Friday, January 10, 2014

Rizzo's Ramblings.....Public Service Announcement

The other day I posted a public service announcement concerning the ACA and the tax penalty one could incur for being without insurance for more than 3 months. I posted the information to try to quell confusion about when the penalty would go into effect. People (like myself) who will have to pay the penalty, either by choice or by circumstance, need to be clear so some unscrupulous tax preparer doesn't get it wrong. The penalty will go into effect next tax season, if you do not have insurance for more than 3 months during the year of 2014.
My husband and I will be paying the penalty. Our incomes combined are less than $25,000. When I first visited the government website there was only a questionnaire because it was before the marketplace went live. According to the questionnaire, my husband and I should have qualified for Medicaid. The questionnaire had a list of states that had decided to expand their Medicaid programs to include some people who may not have been eligible before.
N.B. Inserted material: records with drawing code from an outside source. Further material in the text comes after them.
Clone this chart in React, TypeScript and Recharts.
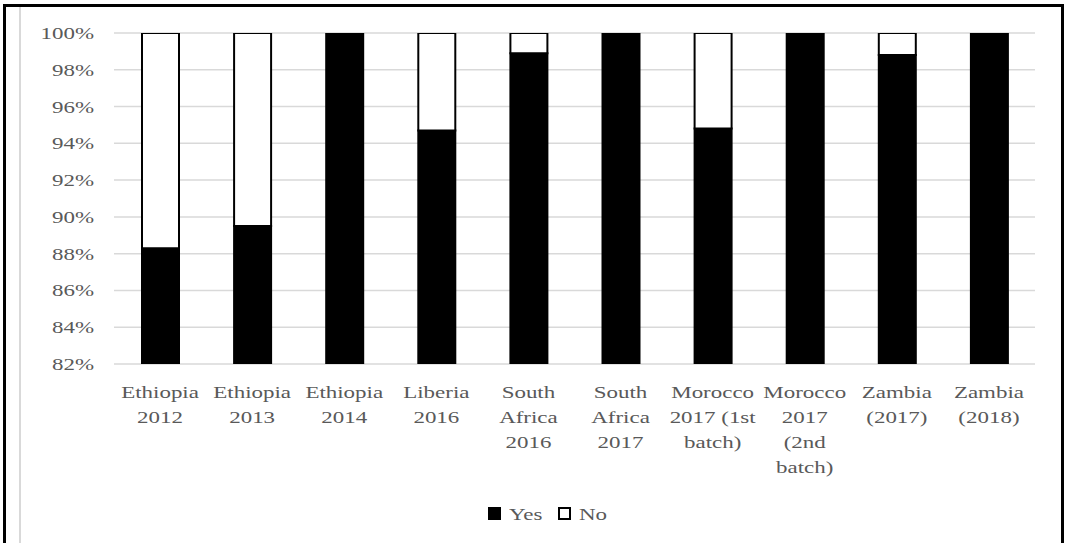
import { BarChart, Bar, XAxis, YAxis, CartesianGrid, Legend } from "recharts"

// category labels, "\n" marks where the label wraps
const categories = [
  "Ethiopia\n2012",
  "Ethiopia\n2013",
  "Ethiopia\n2014",
  "Liberia\n2016",
  "South\nAfrica\n2016",
  "South\nAfrica\n2017",
  "Morocco\n2017 (1st\nbatch)",
  "Morocco\n2017\n(2nd\nbatch)",
  "Zambia\n(2017)",
  "Zambia\n(2018)",
]

const yes = [88.3, 89.5, 100, 94.7, 98.9, 100, 94.8, 100, 98.8, 100]
const no = [11.7, 10.5, 0, 5.3, 1.1, 0, 5.2, 0, 1.2, 0]

const seriesNames = ["Yes", "No"]
const yTicks = [82, 84, 86, 88, 90, 92, 94, 96, 98, 100]

const data = categories.map((label, i) => ({ label, yes: yes[i], no: no[i] }))

const FONT = "'Liberation Serif', 'Times New Roman', serif"
const TEXT = "#595959"
const STRETCH = 1.35

function XTick({ x, y, payload }: any) {
  const lines = String(payload.value).split("\n")
  return (
    <g transform={`translate(${x},${y})`}>
      <text
        transform={`scale(${STRETCH},1)`}
        textAnchor="middle"
        fill={TEXT}
        fontFamily={FONT}
        fontSize={17}
      >
        {lines.map((line, i) => (
          <tspan key={i} x={0} y={34 + i * 25}>
            {line}
          </tspan>
        ))}
      </text>
    </g>
  )
}

function YTick({ x, y, payload }: any) {
  return (
    <g transform={`translate(${x},${y})`}>
      <text
        transform={`scale(${STRETCH},1)`}
        textAnchor="end"
        dy="0.35em"
        fill={TEXT}
        fontFamily={FONT}
        fontSize={17}
      >
        {payload.value}%
      </text>
    </g>
  )
}

function LegendContent({ payload }: any) {
  // keep series order (Yes first) regardless of how the payload is sorted
  const items = [...(payload || [])].sort(
    (a: any, b: any) => seriesNames.indexOf(a.value) - seriesNames.indexOf(b.value)
  )
  return (
    <div style={{ position: "relative", width: 130, height: 16, fontFamily: FONT, fontSize: 17, lineHeight: "16px", color: TEXT }}>
      {items.map((item: any, i: number) => {
        const left = i * 70
        const filled = item.value === "Yes"
        return (
          <div key={item.value}>
            <div
              style={{
                position: "absolute",
                left,
                top: 0,
                width: 13,
                height: 13,
                boxSizing: "border-box",
                background: filled ? "#000" : "#fff",
                border: "2px solid #000",
              }}
            />
            <span
              style={{
                position: "absolute",
                left: left + 21,
                top: 0,
                whiteSpace: "nowrap",
                transform: `scaleX(${STRETCH})`,
                transformOrigin: "left",
              }}
            >
              {item.value}
            </span>
          </div>
        )
      })}
    </div>
  )
}

export default function App() {
  return (
    <div style={{ position: "absolute", left: 0, top: 0, width: 1066, height: 543, overflow: "hidden", background: "#fff" }}>
      {/* outer frame, open at the bottom */}
      <div
        style={{
          position: "absolute",
          left: 3,
          top: 4,
          width: 1061,
          height: 600,
          boxSizing: "border-box",
          border: "3px solid #000",
        }}
      />
      <div style={{ position: "absolute", left: 19, top: 7, width: 2, height: 600, background: "#d9d9d9" }} />

      <div style={{ position: "absolute", left: 0, top: 0 }}>
        <BarChart width={1066} height={543} data={data} margin={{ top: 33, right: 31, left: 0, bottom: 20 }}>
          <CartesianGrid vertical={false} stroke="#d9d9d9" strokeWidth={1.5} />
          <XAxis
            dataKey="label"
            axisLine={false}
            tickLine={false}
            tickSize={0}
            tickMargin={0}
            height={143}
            interval={0}
            tick={<XTick />}
          />
          <YAxis
            type="number"
            domain={[82, 100]}
            ticks={yTicks}
            allowDataOverflow
            axisLine={false}
            tickLine={false}
            tickSize={0}
            tickMargin={20}
            width={114}
            interval={0}
            tick={<YTick />}
          />
          <Legend
            verticalAlign="bottom"
            content={<LegendContent />}
            wrapperStyle={{ left: 488, width: 130 }}
          />
          <Bar dataKey="yes" name="Yes" stackId="s" fill="#000" stroke="#000" strokeWidth={2} barSize={37} isAnimationActive={false} />
          <Bar dataKey="no" name="No" stackId="s" fill="#fff" stroke="#000" strokeWidth={2} barSize={37} isAnimationActive={false} />
        </BarChart>
      </div>
    </div>
  )
}
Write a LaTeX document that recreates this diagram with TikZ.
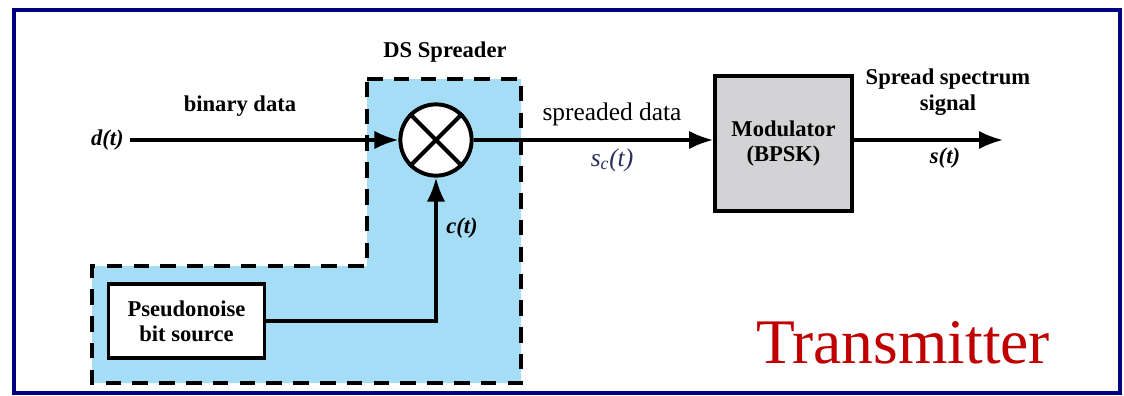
\documentclass[tikz,border=0pt]{standalone}
\usepackage{fontspec}
\setmainfont{Liberation Serif}[
  BoldFont={Liberation Serif Bold},
  ItalicFont={Liberation Serif Italic},
  BoldItalicFont={Liberation Serif Bold Italic}]
\usetikzlibrary{arrows.meta,positioning}

\definecolor{frameblue}{RGB}{0,0,128}
\definecolor{spreadblue}{RGB}{165,221,246}
\definecolor{modgray}{RGB}{211,211,213}
\definecolor{txred}{RGB}{192,0,0}
\definecolor{sigblue}{RGB}{40,45,90}

\tikzset{
  lbl/.style={font=\fontsize{16}{18}\selectfont\bfseries},
  siglbl/.style={font=\fontsize{16}{18}\selectfont\bfseries\itshape},
  blockbox/.style={draw, rectangle, align=center, inner sep=0pt,
    font=\fontsize{16}{18}\selectfont\bfseries},
}

\begin{document}
\begin{tikzpicture}[x=0.7087pt, y=-0.7087pt, line width=2.2pt,
  >={Latex[length=17pt,width=13pt]}]

\useasboundingbox (0,0) rectangle (1124,395);
\fill[white] (0,0) rectangle (1124,395);
\draw[frameblue, line width=2.2pt] (14,10) rectangle (1120,393);

% DS spreader region
\fill[spreadblue] (367,79) -- (521,79) -- (521,383) -- (92,383) -- (92,266) -- (367,266) -- cycle;
\draw[line width=2.4pt, dash pattern=on 11pt off 8pt]
  (367,79) -- (521,79) -- (521,383) -- (92,383) -- (92,266) -- (367,266) -- cycle;
\node[lbl] at (445,52) {DS Spreader};

% blocks
\node[draw, circle, fill=white, minimum size=50.5pt, inner sep=0pt, line width=2.8pt] (mult) at (436,140) {};
\draw[line width=2.8pt] (mult.north west) -- (mult.south east);
\draw[line width=2.8pt] (mult.north east) -- (mult.south west);
\node[blockbox, fill=modgray, minimum width=97pt, minimum height=95.7pt, line width=2.8pt] (mod) at (783.5,143.5) {Modulator\\(BPSK)};
\node[blockbox, fill=white, minimum width=111pt, minimum height=52.4pt] (pn) at (186.5,321) {Pseudonoise\\bit source};

% connectors
\coordinate (din) at (130,140);
\coordinate (sout) at (1003,140);
\draw[->] (din) -- (mult.west);
\draw[->] (mult.east) -- (mult.east -| mod.west);
\draw[->] (mod.east |- mult) -- (sout);
\draw[->] (pn.east) -| (mult.south);

% labels
\node[siglbl, left=0pt of din] {d(t)};
\node[lbl] at (240,106) {binary data};
\node[font=\fontsize{18}{20}\selectfont] at (612,114) {spreaded data};
\node[font=\fontsize{18}{20}\selectfont\itshape, text=sigblue] at (612,160) {s\textsubscript{c}(t)};
\node[lbl, align=center] at (948,92) {Spread spectrum\\signal};
\node[siglbl] at (945,158) {s(t)};
\node[siglbl] at (462,228) {c(t)};
\node[font=\fontsize{45}{50}\selectfont, text=txred] at (903,343) {Transmitter};

\end{tikzpicture}
\end{document}
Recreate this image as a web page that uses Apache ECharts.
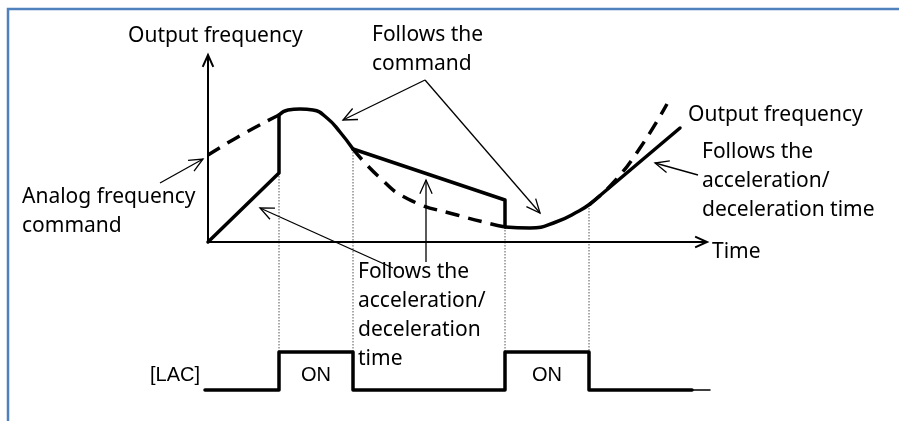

My state was not one of them, so Medicaid was out of the question.
*Note: In the state of Virginia, a single parent of a child who is eligible for Medicaid is also eligible. My husband and I cannot get Medicaid because we are married.
The questionnaire also mentioned that a person who qualifies for Medicaid may not be eligible for subsidies. So, for a long time I was afraid I would be too poor to be able to get a subsidy so I would have to pay a fine. Which is dumb. The reality is that people are facing that scenario. Instead, after they fixed the website, I found out that I do qualify for a subsidy. About $600 a month. The site explained that I would receive that money as a tax credit at the end of the year. It would off set any thing I owed (tax wise), and then I would receive the balance. It also explained that I could use part (or all) of that towards my insurance premium. The site advised that I not use the whole amount because I might have to pay part of it back at the end of the year. The way they figure the subsidy is based on the financial information you supply. You are giving them an estimate of what you think you will make. If you make more than you estimate, you will qualify for a smaller subsidy, which will result in you owing the IRS.
After I read all of that, I went and browsed insurance policies. Here is what I found. If I used the whole $600 a month subsidy, then I could get a bare bones policy that would only cost me about $30 a month. The policy had a $12,000 deductible! I would be paying for an insurance policy that would do me no good. If I had $12,000 to spend on doctor bills I would not need insurance! Oh! And let me not forget that after I met the $12,000 deductible, the insurance only paid sixty percent! I could get a decent policy with only a $400 deductible, but it would take the whole subsidy plus $250 a month. I don't have that, either.
So, we will be paying the penalty. Not because we want to, but because it is the only thing that is financially feasible. I can't wait to go to the doctor and tell them I don't have any insurance. If I thought it was bad before... People are really going to be jerks now. 

Sunday, January 5, 2014

Rizzo's Ramblings... It's been a while

Christmas is over. The new year has begun. People are getting depressed. It's a seasonal thing, I know. I'm pretty sure mine is a life thing. I'm not engulfed in sadness. I can function normally around other people. I just can't be by myself. That's when I think. I feel like my life is going nowhere fast. I feel like I do the same thing day in and day out and it's all for nothing. I work my ass off to stay broke and be behind on my bills. If I buy groceries then I can't pay a bill. I have to buy groceries because I have two teenagers at home, one of which has to eat halfway decent food because of her health. My job sucks. I get paid minimum wage (kind of) to clean up after other people who have no thought about the messes they leave behind. I work 6 days a week to bring home about $150. I am smarter than this. I could have went to college. I could be making good money. I feel like my life is worthless. I don't have any friends to talk to. I'm so fucking socially awkward that it's hard for me to talk to people in real life. Everyone thinks I'm strange. If I do work up the nerve to open my mouth I almost never say the right thing. I don't mind being honest about myself and that turns people off. They want to talk to someone who is nice, perfect, well off, whateverthefuck. I'm just me. I've never been "popular" and I thought when I got out of school that wouldn't matter, but life is no different than high school with its cliques. I have made some "friends" on Facebook, but they don't know me. I'm sure they think I'm strange just like everyone else does. Most of the time I don't mind having one sided relationships, at least I can pretend I have friends. Sometimes, though, when I'm all alone and trying to figure out why the fuck I'm even on the planet - it would be nice to have someone to talk to. It's scary in my head. I'm pretty mean to me. It's a good thing my kids aren't grown because I'm not sure I would still be here. A lot of times things seem so surreal that I question whether I AM here. I would love to talk to a psychiatrist, but I'm scared they would figure out I'm crazy. I have literally had a full blown panic attack because I had an identity crisis and thought that maybe I was just living my dead sister's life. All I was doing at the time was peeling potatoes. And thinking. Thinking is dangerous. Having too much time is dangerous. I need a new life.